** Dataset records **
____

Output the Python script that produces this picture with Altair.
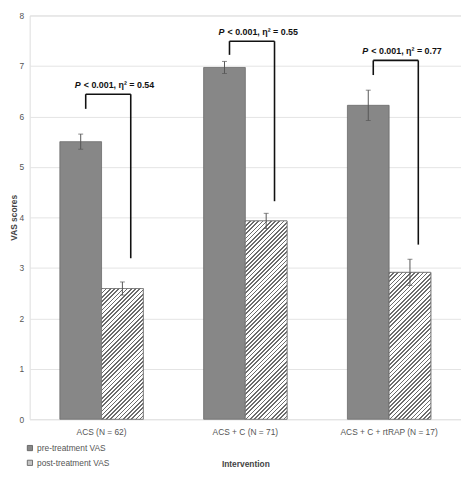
import altair as alt
import pandas as pd

groups = ["ACS (N = 62)", "ACS + C (N = 71)", "ACS + C + rtRAP (N = 17)"]
series = ["pre-treatment VAS", "post-treatment VAS"]
pre_vals = [5.50, 6.97, 6.22]
pre_err = [0.15, 0.12, 0.30]
post_vals = [2.59, 3.93, 2.91]
post_err = [0.13, 0.15, 0.26]
bracket_top = [6.44, 7.49, 7.11]
bracket_left_end = [6.15, 7.22, 6.82]
bracket_right_end = [3.19, 4.32, 3.46]
bracket_text = ["< 0.001, η² = 0.54", "< 0.001, η² = 0.55", "< 0.001, η² = 0.77"]

W, H = 438, 410
YMAX = 8
FONT = "Liberation Sans"

rows = []
for g, v, e in zip(groups, pre_vals, pre_err):
    rows.append({"group": g, "series": series[0], "value": v, "lo": v - e, "hi": v + e})
for g, v, e in zip(groups, post_vals, post_err):
    rows.append({"group": g, "series": series[1], "value": v, "lo": v - e, "hi": v + e})
df = pd.DataFrame(rows)

br = pd.DataFrame({"group": groups, "top": bracket_top, "lend": bracket_left_end,
                   "rend": bracket_right_end, "text": bracket_text, "p": ["P"] * 3})

xscale = alt.Scale(domain=groups, paddingInner=0.42, paddingOuter=0.21)
yscale = alt.Scale(domain=[0, YMAX])
oscale = alt.Scale(domain=series, paddingInner=0, paddingOuter=0)

x_enc = alt.X("group:N", scale=xscale, sort=groups,
              axis=alt.Axis(title="Intervention", labelAngle=0, labelFontSize=8.5,
                            labelColor="#555", labelFont=FONT, labelPadding=9,
                            ticks=False, domain=False, titleFont=FONT, titleFontSize=8.5,
                            titleColor="#444", titleFontWeight="bold", titlePadding=23))
y_enc = alt.Y("value:Q", scale=yscale,
              axis=alt.Axis(title="VAS scores", values=list(range(0, YMAX + 1)),
                            labelFontSize=8.5, labelColor="#555", labelFont=FONT,
                            labelPadding=6, ticks=False, domain=False,
                            gridColor="#e4e4e4", titleFont=FONT, titleFontSize=8.5,
                            titleColor="#444", titleFontWeight="bold",
                            titleX=-16, titleY=H / 2, titleBaseline="middle"))
xo_enc = alt.XOffset("series:N", scale=oscale, sort=series)

base = alt.Chart(df)

bars = base.mark_bar(stroke="#6a6a6a", strokeWidth=0.8).encode(
    x=x_enc, xOffset=xo_enc, y=y_enc,
    color=alt.Color("series:N", sort=series,
                    scale=alt.Scale(domain=series, range=["#878787", "#c4c4c4"]),
                    legend=alt.Legend(title=None, orient="none", legendX=-4, legendY=435,
                                      symbolType="square", symbolSize=28,
                                      symbolStrokeColor="#555", symbolStrokeWidth=0.8,
                                      labelFont=FONT, labelFontSize=8.5, labelColor="#555",
                                      rowPadding=6, labelOffset=3)),
)

# hatched post-treatment bars (diagonal stripes via hard-stop gradients)
sub_w = W / (3 - 0.42 + 0.42) * 0.58 / 2
period = 4.3
hatch_layers = []
for g, v in zip(groups, post_vals):
    h = v * H / YMAX
    w = sub_w
    k = (w + h) / (w * w + h * h)
    n = int((w + h) / period) + 1
    stops = []
    for i in range(n):
        a = i / n
        b = (i + 0.4) / n
        c = (i + 1) / n
        stops += [alt.GradientStop(offset=a, color="#6c6c6c"),
                  alt.GradientStop(offset=b, color="#6c6c6c"),
                  alt.GradientStop(offset=b, color="#ffffff"),
                  alt.GradientStop(offset=c, color="#ffffff")]
    grad = alt.LinearGradient(gradient="linear", stops=stops, x1=0, y1=0, x2=w * k, y2=h * k)
    layer = base.transform_filter(
        (alt.datum.group == g) & (alt.datum.series == series[1])
    ).mark_bar(fill=grad, stroke="#777", strokeWidth=0.8).encode(
        x=alt.X("group:N", scale=xscale, sort=groups), xOffset=xo_enc,
        y=alt.Y("value:Q", scale=yscale))
    hatch_layers.append(layer)

err = base.mark_rule(color="#555", strokeWidth=1).encode(
    x=alt.X("group:N", scale=xscale, sort=groups), xOffset=xo_enc,
    y=alt.Y("lo:Q", scale=yscale), y2="hi:Q")
cap_hi = base.mark_tick(color="#555", size=5, thickness=1).encode(
    x=alt.X("group:N", scale=xscale, sort=groups), xOffset=xo_enc,
    y=alt.Y("hi:Q", scale=yscale))
cap_lo = base.mark_tick(color="#555", size=5, thickness=1).encode(
    x=alt.X("group:N", scale=xscale, sort=groups), xOffset=xo_enc,
    y=alt.Y("lo:Q", scale=yscale))

bbase = alt.Chart(br)
LP, RP, TP = 0.31, 0.85, 0.65
bk = dict(color="#111", strokeWidth=1.6)
left_leg = bbase.mark_rule(**bk).encode(
    x=alt.X("group:N", scale=xscale, sort=groups, bandPosition=LP),
    y=alt.Y("lend:Q", scale=yscale), y2="top:Q")
right_leg = bbase.mark_rule(**bk).encode(
    x=alt.X("group:N", scale=xscale, sort=groups, bandPosition=RP),
    y=alt.Y("rend:Q", scale=yscale), y2="top:Q")
horiz = bbase.mark_rule(**bk).encode(
    x=alt.X("group:N", scale=xscale, sort=groups, bandPosition=LP),
    x2=alt.X2("group:N", bandPosition=RP),
    y=alt.Y("top:Q", scale=yscale))
txt = bbase.mark_text(font=FONT, fontSize=9, fontWeight="bold", color="#111",
                      align="center", baseline="middle", dx=5, dy=-9).encode(
    x=alt.X("group:N", scale=xscale, sort=groups, bandPosition=TP),
    y=alt.Y("top:Q", scale=yscale), text="text:N")
ptxt = bbase.mark_text(font=FONT, fontSize=9, fontWeight="bold", fontStyle="italic",
                       color="#111", align="right", baseline="middle", dx=-34, dy=-9).encode(
    x=alt.X("group:N", scale=xscale, sort=groups, bandPosition=TP),
    y=alt.Y("top:Q", scale=yscale), text="p:N")

chart = alt.layer(bars, *hatch_layers, err, cap_hi, cap_lo, left_leg, right_leg, horiz,
                  txt, ptxt).properties(
    width=W, height=H,
    autosize=alt.AutoSizeParams(type="none"),
    padding={"left": 22, "top": 4, "right": 0, "bottom": 52},
).configure_view(stroke=None).configure(background="white")

chart.save("out.html", embed_options={"renderer": "svg", "actions": False})
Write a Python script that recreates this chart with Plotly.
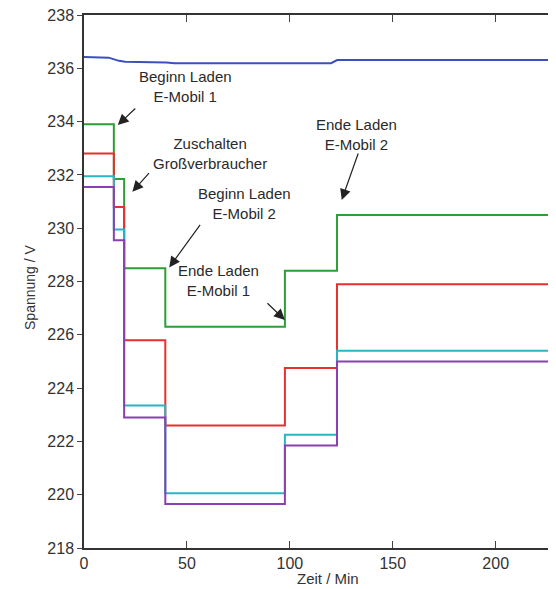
import plotly.graph_objects as go

# ---- data ----
t_steps = [0, 14.5, 19.5, 39.5, 97.6, 122.9, 229.3]
u_green = [233.9, 231.85, 228.5, 226.3, 228.4, 230.5, 230.5]
u_red = [232.8, 230.8, 225.8, 222.6, 224.75, 227.9, 227.9]
u_cyan = [231.95, 229.95, 223.35, 220.05, 222.25, 225.4, 225.4]
u_purple = [231.55, 229.55, 222.9, 219.65, 221.85, 225.0, 225.0]

t_blue = [0, 12, 17, 20, 40, 44, 97, 120, 123, 229.3]
u_blue = [236.42, 236.4, 236.28, 236.25, 236.22, 236.19, 236.19, 236.19, 236.31, 236.31]

x_ticks = [0, 50, 100, 150, 200]
y_ticks = [218, 220, 222, 224, 226, 228, 230, 232, 234, 236, 238]

fig = go.Figure()
fig.add_trace(go.Scatter(x=t_blue, y=u_blue, mode="lines",
                         line=dict(color="#3b4fbf", width=2)))
for vals, col in [(u_green, "#2e9e35"), (u_red, "#e8302e"),
                  (u_cyan, "#27b6c4"), (u_purple, "#8a40b0")]:
    fig.add_trace(go.Scatter(x=t_steps, y=vals, mode="lines",
                             line=dict(color=col, width=2, shape="hv")))

txt_font = dict(family="Liberation Sans, Arial", size=15, color="#2a2a2a")

labels = [
    ("Beginn Laden<br>E-Mobil 1", 49.5, 235.3),
    ("Zuschalten<br>Großverbraucher", 61.2, 232.82),
    ("Beginn Laden<br>E-Mobil 2", 78.2, 230.93),
    ("Ende Laden<br>E-Mobil 1", 65.2, 228.03),
    ("Ende Laden<br>E-Mobil 2", 132.4, 233.53),
]
for text, x, y in labels:
    fig.add_annotation(x=x, y=y, text=text, showarrow=False, font=txt_font,
                       xanchor="center", yanchor="middle")

arrows = [
    (16.4, 233.87, 19, -18),
    (23.5, 231.37, 18, -20),
    (41.4, 228.53, 32, -44),
    (97.6, 226.56, -19, -18),
    (125.2, 231.06, 17, -48),
]
for x, y, ax, ay in arrows:
    fig.add_annotation(x=x, y=y, ax=ax, ay=ay, text="", showarrow=True,
                       arrowhead=2, arrowsize=1.8, arrowwidth=1.2,
                       arrowcolor="#222222")

fig.add_annotation(text="Zeit / Min", xref="paper", yref="paper",
                   x=0.517, y=-0.0769, xanchor="center", yanchor="bottom",
                   showarrow=False,
                   font=dict(family="Liberation Sans, Arial", size=15, color="#333333"))

fig.add_annotation(text="Spannung / V", xref="paper", yref="paper",
                   x=-0.1144, y=0.4897, xanchor="center", yanchor="middle",
                   textangle=-90, showarrow=False,
                   font=dict(family="Liberation Sans, Arial", size=14, color="#333333"))

# the page body adds an 8px offset, so the figure is 8px smaller
fig.update_layout(
    width=548, height=581,
    margin=dict(l=76, r=0, t=7, b=41),
    paper_bgcolor="white", plot_bgcolor="white",
    showlegend=False,
    font=dict(family="Liberation Sans, Arial", size=16, color="#333333"),
)
fig.update_xaxes(range=[0, 229.3], tickvals=x_ticks, ticks="inside", ticklen=7,
                 showline=True, linecolor="#333333", linewidth=1.5,
                 mirror="ticks", showgrid=False, zeroline=False,
                 ticklabeloverflow="allow",
                 tickfont=dict(size=16, color="#333333"))
fig.update_yaxes(range=[218, 238], tickvals=y_ticks, ticks="outside", ticklen=5,
                 showline=True, linecolor="#333333", linewidth=1.5,
                 showgrid=False, zeroline=False,
                 ticklabeloverflow="allow",
                 tickfont=dict(size=16, color="#333333"))

fig.write_html("out.html")
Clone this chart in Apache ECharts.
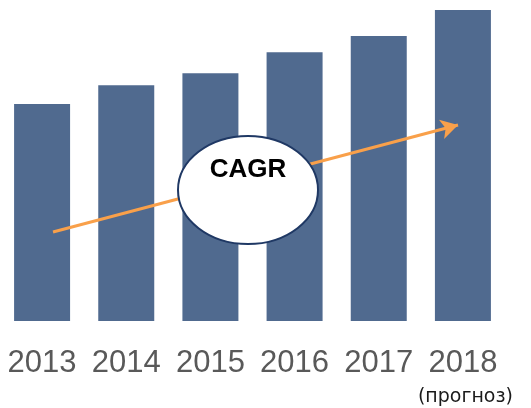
<!DOCTYPE html>
<html>
<head>
<meta charset="utf-8">
<script src="https://cdn.jsdelivr.net/npm/echarts@6/dist/echarts.min.js"></script>
<style>
  html, body { margin: 0; padding: 0; background: #fff; }
  #main { width: 531px; height: 408px; }
</style>
</head>
<body>
<div id="main"></div>
<script>
// годы и значения (в % от 2018)
var years = ['2013', '2014', '2015', '2016', '2017', '2018'];
var values = [69.8, 75.8, 79.7, 86.4, 91.6, 100];
var forecastNote = ['(прогноз)'];
var badgeText = ['CAGR'];

var chart = echarts.init(document.getElementById('main'), null, { renderer: 'canvas' });

var option = {
  backgroundColor: '#ffffff',
  animation: false,
  grid: { left: -3, width: 508, top: 10, bottom: 87 },
  xAxis: {
    type: 'category',
    data: years,
    axisLine: { show: false },
    axisTick: { show: false },
    axisLabel: {
      interval: 0,
      margin: 27,
      fontSize: 31,
      fontFamily: 'Liberation Sans, sans-serif',
      color: '#595959'
    }
  },
  yAxis: {
    type: 'value',
    min: 0,
    max: 100,
    show: false,
    splitLine: { show: false }
  },
  series: [{
    type: 'bar',
    data: values,
    barWidth: 56,
    itemStyle: { color: '#506A8F' },
    markLine: {
      silent: true,
      symbol: ['none', 'arrow'],
      symbolSize: [15, 17],
      label: { show: false },
      lineStyle: { color: '#F9A04A', width: 3, type: 'solid' },
      data: [[{ x: 53, y: 232 }, { x: 458, y: 125 }]]
    }
  }],
  graphic: [
    {
      type: 'ellipse',
      shape: { cx: 248, cy: 190, rx: 70, ry: 54 },
      style: { fill: '#ffffff', stroke: '#1F3864', lineWidth: 2 },
      z: 100
    },
    {
      type: 'text',
      x: 248,
      y: 170,
      style: {
        text: badgeText[0],
        fill: '#000000',
        font: 'bold 26px Liberation Sans, Arial, sans-serif',
        align: 'center',
        verticalAlign: 'middle'
      },
      z: 101
    },
    {
      type: 'text',
      x: 513,
      y: 397,
      style: {
        text: forecastNote[0],
        fill: '#1a1a1a',
        font: '19px DejaVu Sans, sans-serif',
        align: 'right',
        verticalAlign: 'middle'
      },
      z: 101
    }
  ]
};

chart.setOption(option);
</script>
</body>
</html>
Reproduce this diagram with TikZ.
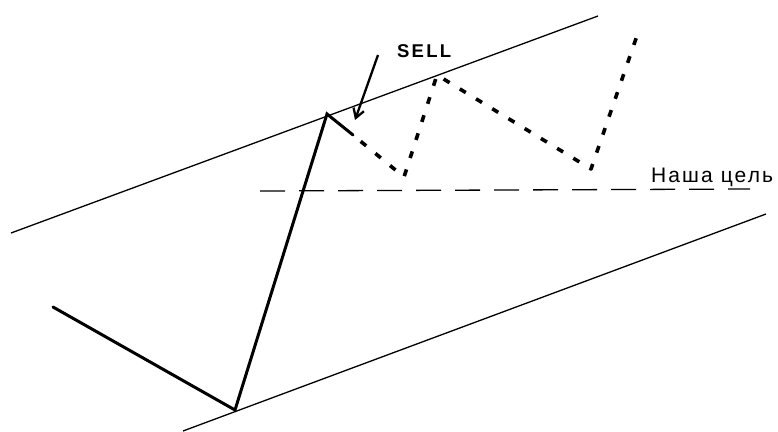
\documentclass[tikz,border=0pt]{standalone}
\usepackage{fontspec}
\setmainfont{Liberation Sans}
\newfontfamily\spacedfont[LetterSpace=10]{Liberation Sans}
\newfontfamily\sellfont[LetterSpace=12]{Liberation Sans}
\usetikzlibrary{arrows.meta}
\begin{document}
\begin{tikzpicture}[x=1pt,y=-1pt,
  channel/.style={line width=1.3pt},
  price/.style={line width=3pt,line cap=round,line join=miter},
  forecast/.style={line width=3.6pt,dash pattern=on 7pt off 12pt,dash phase=-10pt,line join=round},
  target/.style={line width=1.3pt,dash pattern=on 25pt off 14pt},
  lbl/.style={inner sep=0pt,anchor=base west}]
\useasboundingbox (0,0) rectangle (778,431);
% channel lines
\coordinate (u1) at (11,233);
\coordinate (u2) at (598,16);
\coordinate (l1) at (183,431);
\coordinate (l2) at (766,214);
\draw[channel] (u1) -- (u2);
\draw[channel] (l1) -- (l2);
% price path
\coordinate (p0) at (53,307);
\coordinate (p1) at (235,410);
\coordinate (p2) at (327,114);
\coordinate (p3) at (353,135);
\draw[price] (p0) -- (p1) -- (p2) -- (p3);
% forecast dotted path
\coordinate (f1) at (404,177);
\coordinate (f2) at (437,75);
\coordinate (f3) at (591,169);
\coordinate (f4) at (640,27);
\draw[forecast] (p3) -- (f1) -- (f2) -- (f3) -- (f4);
% target line
\coordinate (t1) at (260,191);
\coordinate (t2) at (750,189);
\draw[target] (t1) -- (t2);
\node[lbl] (goal) at (651,182) {\spacedfont\fontsize{21}{21}\selectfont Наша цель};
% SELL
\node[lbl] (sell) at (397,57) {\sellfont\bfseries\fontsize{18.5}{18.5}\selectfont SELL};
\coordinate (a1) at (378,55);
\coordinate (a2) at (355,120);
\draw[line width=2.3pt,-{Straight Barb[length=9pt,width=11pt,line width=2.3pt]}] (a1) -- (a2);
\end{tikzpicture}
\end{document}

____

** Task to carry out **
Retype only the lines above from the one with "Write a Python" through the one with "import plotly.graph_objects as go", exactly and with both ends. Images stay out.

** Result of this exercise **
Write a Python script that recreates this chart with Plotly.
import plotly.graph_objects as go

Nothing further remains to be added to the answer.